Show me your CFLAGS.
This is mine:
-march=native -O1 -ffast-math -funroll-loops -fpeel-loops -funswitch-loops -fpredictive-commoning -finline-functions -findirect-inlining -foptimize-sibling-calls -fmove-loop-invariants -s -Wall
Minor observations:
O1 is fastest in most programs on newer GCCs. If the code uses alot of indirection/branching/trickery O2/O3 can help it but the speed increase is neglicible(+15%/-20%) and it takes much longer to compile.
fast-math gains ~10% speed
-funroll-loops -fpeel-loops -funswitch-loops
add 5-10%, 10% more if the code is unoptimized/naive loops
-mfpmath=sse should be used IMHO with all numerical codes.GCC has some great SSE transforms which can add 70%-100% speed.
However there is code more optimized for x87 floating point and it is faster than using SSE(SSE has huge latency).

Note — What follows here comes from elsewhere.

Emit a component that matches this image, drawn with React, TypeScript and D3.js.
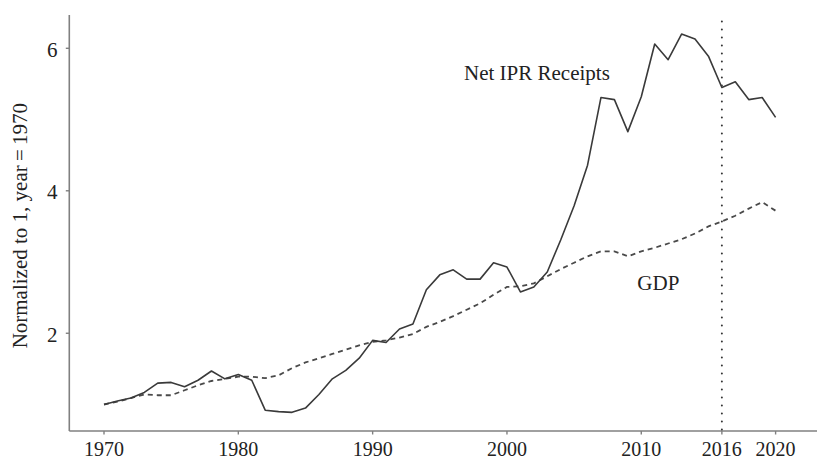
import React from "react";
import * as d3 from "d3";

const years: number[] = d3.range(1970, 2021);

const iprReceipts: number[] = [
  1.0, 1.05, 1.09, 1.17, 1.3, 1.31, 1.25, 1.34, 1.47, 1.36,
  1.42, 1.34, 0.92, 0.9, 0.89, 0.95, 1.14, 1.36, 1.48, 1.65,
  1.9, 1.87, 2.06, 2.13, 2.61, 2.82, 2.89, 2.76, 2.76, 2.99,
  2.93, 2.58, 2.65, 2.86, 3.31, 3.79, 4.36, 5.31, 5.28, 4.83,
  5.32, 6.06, 5.84, 6.2, 6.13, 5.89, 5.45, 5.53, 5.28, 5.31,
  5.03,
];

const gdp: number[] = [
  1.0, 1.04, 1.09, 1.14, 1.13, 1.13, 1.2, 1.27, 1.33, 1.36,
  1.39, 1.39, 1.37, 1.41, 1.51, 1.59, 1.65, 1.71, 1.77, 1.83,
  1.88, 1.9, 1.94, 1.99, 2.09, 2.16, 2.24, 2.33, 2.42, 2.54,
  2.65, 2.66, 2.7, 2.8, 2.9, 2.99, 3.08, 3.15, 3.15, 3.08,
  3.15, 3.2, 3.26, 3.32, 3.4, 3.5, 3.57, 3.65, 3.75, 3.84,
  3.72,
];

const xTicks: number[] = [1970, 1980, 1990, 2000, 2010, 2016, 2020];
const yTicks: number[] = [2, 4, 6];
const markerYear = 2016;
const yLabel = "Normalized to 1, year\u2009=\u20091970";
const iprLabel = "Net IPR Receipts";
const gdpLabel = "GDP";

const W = 817;
const H = 460;
const FONT = "'Liberation Serif', 'Times New Roman', 'DejaVu Serif', serif";

export default function App() {
  const x = d3.scaleLinear().domain([1970, 2020]).range([104, 775.6]);
  const y = d3.scaleLinear().domain([1, 6]).range([404.5, 48.3]);

  const axisX0 = 69.3;
  const axisY0 = 431;

  const line = d3
    .line<number>()
    .x((_, i) => x(years[i]))
    .y((d) => y(d))
    .curve(d3.curveLinear);

  return (
    <div style={{ position: "absolute", left: 0, top: 0 }}>
      <svg width={W} height={H} style={{ display: "block", background: "#fff" }}>
        {/* axes */}
        <line x1={axisX0} y1={15} x2={axisX0} y2={axisY0} stroke="#808080" strokeWidth={1.6} />
        <line x1={axisX0} y1={axisY0} x2={817} y2={axisY0} stroke="#808080" strokeWidth={1.6} />
        {yTicks.map((t) => (
          <g key={"y" + t}>
            <line x1={axisX0 - 3.5} x2={axisX0} y1={y(t)} y2={y(t)} stroke="#808080" strokeWidth={1.4} />
            <text
              x={57.5}
              y={y(t)}
              dy="0.4em"
              textAnchor="end"
              fontFamily={FONT}
              fontSize={21}
              fill="#222"
            >
              {t}
            </text>
          </g>
        ))}
        {xTicks.map((t) => (
          <g key={"x" + t}>
            <line x1={x(t)} x2={x(t)} y1={axisY0} y2={axisY0 + 3.5} stroke="#808080" strokeWidth={1.4} />
            <text
              x={x(t)}
              y={455.5}
              textAnchor="middle"
              fontFamily={FONT}
              fontSize={20}
              fill="#222"
            >
              {t}
            </text>
          </g>
        ))}
        <text
          transform="translate(26.7,225.7) rotate(-90)"
          textAnchor="middle"
          fontFamily={FONT}
          fontSize={21}
          fill="#222"
        >
          {yLabel}
        </text>

        {/* 2016 marker */}
        <line
          x1={x(markerYear)}
          x2={x(markerYear)}
          y1={21.5}
          y2={axisY0}
          stroke="#333"
          strokeWidth={2}
          strokeDasharray="0.1,7.9"
          strokeLinecap="round"
        />

        {/* series */}
        <path
          d={line(gdp) || ""}
          fill="none"
          stroke="#4a4a4a"
          strokeWidth={1.8}
          strokeDasharray="5,4"
        />
        <path
          d={line(iprReceipts) || ""}
          fill="none"
          stroke="#3a3a3a"
          strokeWidth={1.6}
          strokeLinejoin="round"
        />

        {/* labels */}
        <text x={464} y={80} fontFamily={FONT} fontSize={21} fill="#222">
          {iprLabel}
        </text>
        <text x={637.3} y={290} fontFamily={FONT} fontSize={21} fill="#222">
          {gdpLabel}
        </text>
      </svg>
    </div>
  );
}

I usually just use -Wall -Wextra -Werror -pedantic. All of this zoomj-fast Gentooing is just trying to get the compiler to correct for the fact that you suck at C anyway.
Name:
FrozenVoid2010-07-09 15:21
>>16
Try for a change to time(either a RDTSC or clock() will do) your "Wall" vs switches in >>11
>>17
What the fuck did you just say, and does it matter? These kids program in Haskell, it's not like they really care about speed
Name:
FrozenVoid2010-07-09 15:36
>>18 RDTSC ->Performance measurements for loops/functions
A program compiled with GCC optimizations like in >>11 can be 3-6 times faster(if not more) than one compiled without optimizations(like in TCC).